At first, Clarissa is attracted by the roguish but fascinating Lovelace, who occasionally seems not entirely a bad fellow. At least he is the most vivid character in the novel. In his egocentrism and his love of intrigue he is inconsiderate and cruel to others, sins he does not recant until his sentimental dying breaths. After his assault on Clarissa, practicality seems to demand that Clarissa turn virtue into its own reward, as Pamela had done, by marrying her seducer. Clarissa, however, is a more complex novel than Pamela, and Clarissa and Lovelace have already shown a moral incompatibility that makes acquiescence by Clarissa impossible (despite the impassioned pleadings of Richardson’s sentimental readers before the last third of the novel appeared).

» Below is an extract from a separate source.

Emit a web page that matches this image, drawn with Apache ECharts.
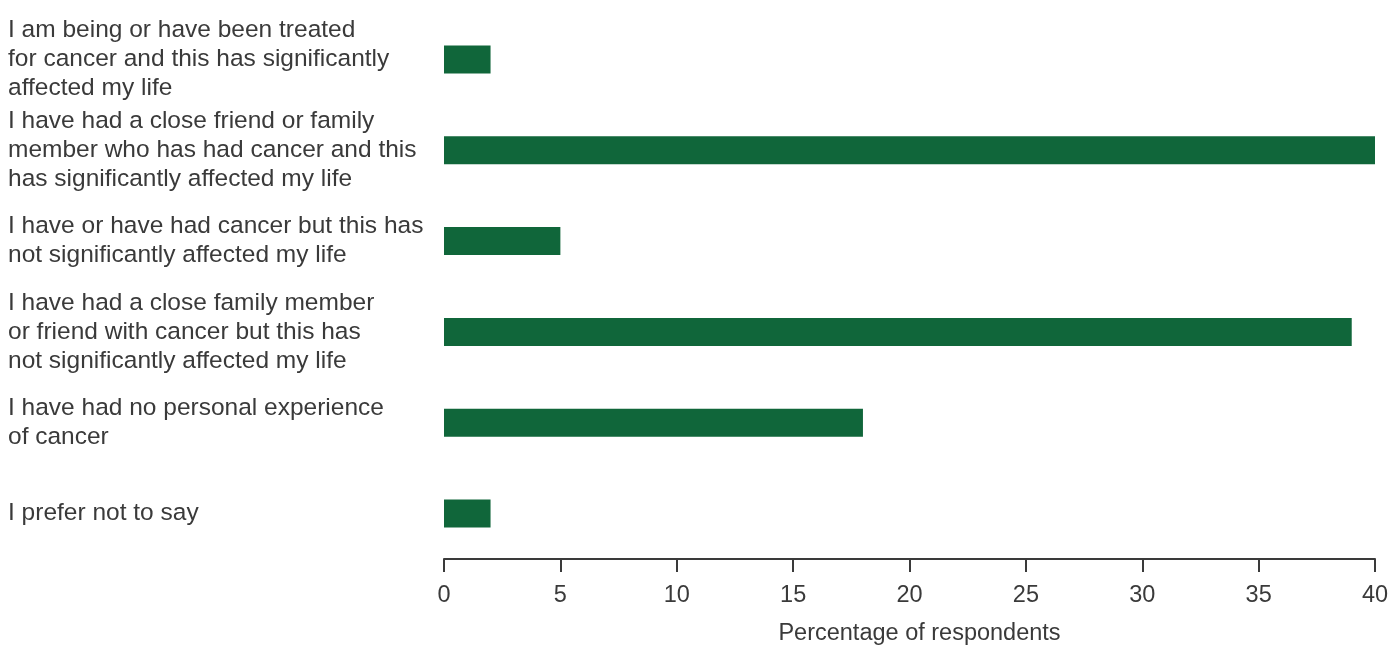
<!DOCTYPE html>
<html>
<head>
<meta charset="utf-8">
<script src="https://cdn.jsdelivr.net/npm/echarts@6/dist/echarts.min.js"></script>
<style>
html,body{margin:0;padding:0;background:#fff;}
#chart{width:1394px;height:646px;}
</style>
</head>
<body>
<div id="chart"></div>
<script>
const categories = [
  "I am being or have been treated\nfor cancer and this has significantly\naffected my life",
  "I have had a close friend or family\nmember who has had cancer and this\nhas significantly affected my life",
  "I have or have had cancer but this has\nnot significantly affected my life",
  "I have had a close family member\nor friend with cancer but this has\nnot significantly affected my life",
  "I have had no personal experience\nof cancer",
  "I prefer not to say"
];
const values = [2, 40, 5, 39, 18, 2];
const xTicks = [0, 5, 10, 15, 20, 25, 30, 35, 40];
const xAxisName = "Percentage of respondents";

const font = "'Liberation Sans', Arial, Helvetica, sans-serif";
const chart = echarts.init(document.getElementById('chart'));
chart.setOption({
  animation: false,
  grid: { left: 444, right: 19, top: 14, bottom: 87, containLabel: false, outerBoundsMode: 'none' },
  xAxis: {
    type: 'value',
    min: xTicks[0],
    max: xTicks[xTicks.length - 1],
    interval: xTicks[1] - xTicks[0],
    name: xAxisName,
    nameLocation: 'middle',
    nameGap: 63,
    nameTextStyle: { fontFamily: font, fontSize: 23.5, color: '#3a3a3a', padding: [0, 0, 0, 20] },
    axisLine: { show: true, lineStyle: { color: '#3a3a3a', width: 2 } },
    axisTick: { show: true, length: 13, lineStyle: { color: '#3a3a3a', width: 2 } },
    axisLabel: { fontFamily: font, fontSize: 23.5, color: '#3a3a3a', margin: 25 },
    splitLine: { show: false }
  },
  yAxis: {
    type: 'category',
    inverse: true,
    data: categories,
    axisLine: { show: false },
    axisTick: { show: false },
    axisLabel: {
      fontFamily: font, fontSize: 24.5, color: '#3a3a3a',
      align: 'left', margin: 436, lineHeight: 29
    }
  },
  series: [{
    type: 'bar',
    data: values,
    barWidth: 28,
    itemStyle: { color: '#10663a' }
  }]
});
</script>
</body>
</html>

At the heart of the incompatibility is Clarissa’s rigid idealism. Although a gentle person, she is unreserved in her commitment to virtue and to, as Sherburn puts it, decorous behavior. She is not so much a puritan as a devotee of what is morally fit, and she carries her commitment to the grave. When her friend Miss Howe suggests that she take the expedient way out by marrying the ostensibly repentant Lovelace, Clarissa cannot give in. Her sense of propriety will not allow such moral and personal compromise. Nevertheless, it must be admitted that she is less interesting for her idealism than for the distressing situations and dilemmas her idealism occasions.

Despite its narrative improbabilities, Clarissa became a revered example not only of the epistolary novel but also of the refined novel of sentiment, and by the end of the century, the novel had been imitated and acclaimed both in England and on the Continent.